On February 27, 1933 the Reichstag building, the seat of the German parliament in Berlin, was set ablaze in what was alleged to be a communistic plot to unsettle the German government. Marxist playwright and poet, Bertolt Brecht, a shrewd political observer, accurately anticipated the violent and repressive response by the Nazis and the following day fled Germany with his wife, Jewish actor Helen Weigel and their two children. Brecht was only thirty- five at the time but had already established himself as an important literary figure gaining notoriety for widely acclaimed and commercially successful productions like Baal which premiered in 1923 and The Threepenny Opera which premiered in 1928.

Brecht's introduction to Marxism came in the middle part of the 1920's. In 1926, Brecht wrote, "it was only when I read Lenin's State and Revolution (!) and then Marx's Kapital that I understood, philosophically, where I stood" (Brecht, et. al. 2003: 35). By the early 1930's Brecht had established what would become long lasting and intimate friendships with prominent German Marxists. These friendships included ones with critical theorist, Walter Benjamin, novelist Bernard von Brentano, composers, Kurt Weill (who he collaborated with on The Threepenny Opera, The Rise and Fall of the City of Mahagonny and other projects) and Hanns Eisler (who he collaborated with on The Measures Taken, The Mother, Kuhle Wampe and other projects) and the influential philosopher Karl Korsch whose discussion groups and classes Brecht attended.

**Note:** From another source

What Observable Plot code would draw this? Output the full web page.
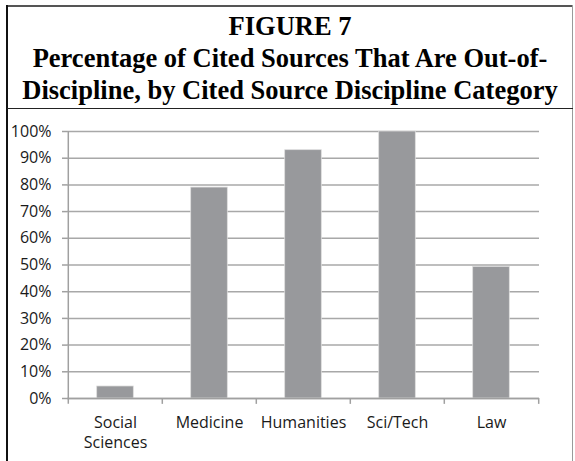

These associations, along with his theatrical successes and his reputation for keen intellect made Brecht an important and influential leftintellectual in Germany at the time and thus a potential target for the Nazi aggression that followed the Reichstag fire. In fear of the Nazis and their designs to eradicate Marxism, Brecht spent fifteen years in exile. He first went to Denmark, then to Sweden, Finland and the US in an attempt to stay ahead of the progressing German military. He spent 1941-47 in Santa Monica where he often associated with other exiled German intellectuals like Thomas Mann, Fritz Lang, Lion Feuchtwanger, Hanns Eisler, Theodor Adorno, Max Horkheimer and Herbert Marcuse. He awaited the conclusion of the war in California and in 1947, returned to Europe, living in Switzerland, in preparation for a return to Germany. In late 1948, Brecht arrived in Berlin and the following year established the Berliner Ensemble with state aid from the newly founded German Democratic Republic.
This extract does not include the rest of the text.